NEW YORK // The search for a diplomatic solution to the conflict in Libya appeared stalled yesterday as coalition powers seeking to enforce the UN-sanctioned no-fly zone considered the case for arming insurgent forces fighting Col Muammar Qaddafi's better-equipped troops.
The UN Security Council, which authorised military action against the regime, was scheduled to debate the crisis again late last night after hearing a first-hand report from its special envoy to Libya, Abdelilah al Khatib.
Mr al Khatib spoke to rival leaders in Tripoli and rebel-held Benghazi against a background of scepticism that air strikes alone would force Col Qaddafi out of office. There was also concern about the rising human cost of the conflict.

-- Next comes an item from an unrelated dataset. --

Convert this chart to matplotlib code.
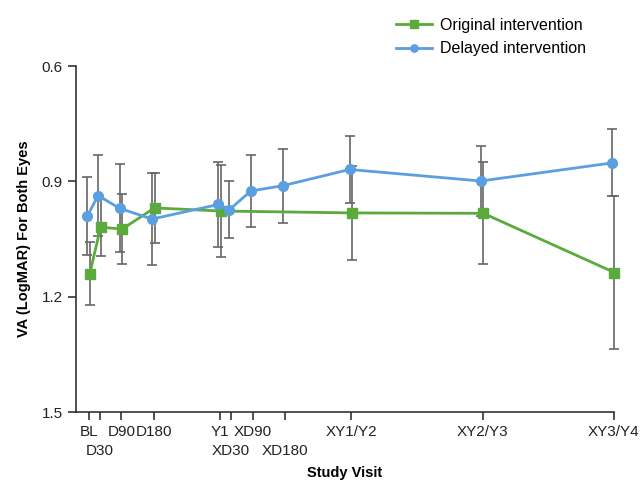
import numpy as np
import matplotlib.pyplot as plt

plt.rcParams['font.family'] = ['Liberation Sans', 'DejaVu Sans']

# study visits (days from baseline); upper-row and lower-row labels
top_days = [0, 90, 180, 365, 455, 730, 1095, 1460]
top_labels = ['BL', 'D90', 'D180', 'Y1', 'XD90', 'XY1/Y2', 'XY2/Y3', 'XY3/Y4']
low_days = [30, 395, 545]
low_labels = ['D30', 'XD30', 'XD180']

# original intervention group
orig_days = [0, 30, 90, 180, 365, 730, 1095, 1460]
orig_va = [1.140, 1.019, 1.024, 0.969, 0.977, 0.982, 0.983, 1.137]
orig_err = [0.082, 0.074, 0.090, 0.092, 0.120, 0.123, 0.133, 0.200]

# delayed intervention group
delay_days = [0, 30, 90, 180, 365, 395, 455, 545, 730, 1095, 1460]
delay_va = [0.990, 0.937, 0.970, 0.998, 0.960, 0.974, 0.925, 0.911, 0.869, 0.899, 0.852]
delay_err = [0.102, 0.105, 0.114, 0.120, 0.110, 0.074, 0.094, 0.096, 0.086, 0.092, 0.087]

green = '#5aaa3c'
blue = '#5b9fe0'

fig = plt.figure(figsize=(6.4, 4.82), dpi=100)
ax = fig.add_axes([0.119, 0.145, 0.840, 0.718])

ax.errorbar(np.array(orig_days) + 2, orig_va, yerr=orig_err, fmt='none',
            ecolor='#666666', elinewidth=1.2, capsize=3.5, capthick=1.2,
            zorder=1, clip_on=False)
ax.errorbar(np.array(delay_days) - 5, delay_va, yerr=delay_err, fmt='none',
            ecolor='#666666', elinewidth=1.2, capsize=3.5, capthick=1.2,
            zorder=1, clip_on=False)

ax.plot(np.array(orig_days) + 2, orig_va, color=green, marker='s', markersize=7,
        linewidth=2, label='Original intervention', zorder=3, clip_on=False)
ax.plot(np.array(delay_days) - 5, delay_va, color=blue, marker='o', markersize=7,
        linewidth=2, label='Delayed intervention', zorder=3, clip_on=False)

ax.set_xlim(-36, 1460)
ax.set_ylim(1.5, 0.6)
ax.set_yticks([0.6, 0.9, 1.2, 1.5])
ax.set_yticklabels(['0.6', '0.9', '1.2', '1.5'])
ax.set_xticks(top_days)
ax.set_xticklabels(top_labels)
ax.set_xticks(low_days, minor=True)
ax.set_xticklabels(low_labels, minor=True)

for side in ['top', 'right']:
    ax.spines[side].set_visible(False)
for side in ['left', 'bottom']:
    ax.spines[side].set_color('#333333')
    ax.spines[side].set_linewidth(1.2)
ax.tick_params(axis='both', which='both', direction='out', length=6, width=1.2,
               color='#333333', labelsize=11, labelcolor='#222222')
ax.tick_params(axis='x', which='major', pad=3)
ax.tick_params(axis='x', which='minor', pad=17)

ax.set_xlabel('Study Visit', fontsize=10.5, fontweight='bold', labelpad=6)
ax.set_ylabel('VA (LogMAR) For Both Eyes', fontsize=10.5, fontweight='bold', labelpad=8)

ax.legend(loc='lower left', bbox_to_anchor=(0.578, 1.0), frameon=False, fontsize=11.5,
          handlelength=2.2, handletextpad=0.5, borderaxespad=0.2, labelspacing=0.55,
          markerscale=0.75)

fig.savefig('out.png', dpi=100)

Britain said yesterday that it would send telecommunications equipment to insurgents to help them withstand attacks by government forces. William Hague, the British foreign secretary, described the supplies as "non-lethal equipment which will help with the protection of civilian lives and the delivery of humanitarian aid".
Any plan to arm the rebels, who have struggled to counter Col Qaddafi's military muscle, would probably run into further opposition from Russia and China, which abstained in the first vote on the resolution.
Earlier, Libya's former colonial ruler, Italy, became the latest country to give formal diplomatic support to the rebels, announcing that it was following the lead of France and Qatar in recognising the national transitional council as Libya's only legitimate governing body.
The Italian foreign minister, Franco Frattini, dismissed attempts by the Qaddafi regime to open diplomatic channels in talks between Abdul-Ati al Obeidi, Libya's deputy foreign minister, and political leaders in Greece, Turkey and Malta.
Mr Frattini said after meeting the rebel council's foreign envoy, Ali al Essawi, that the only way to resolve the conflict was for Col Qaddafi to stand down and leave the country.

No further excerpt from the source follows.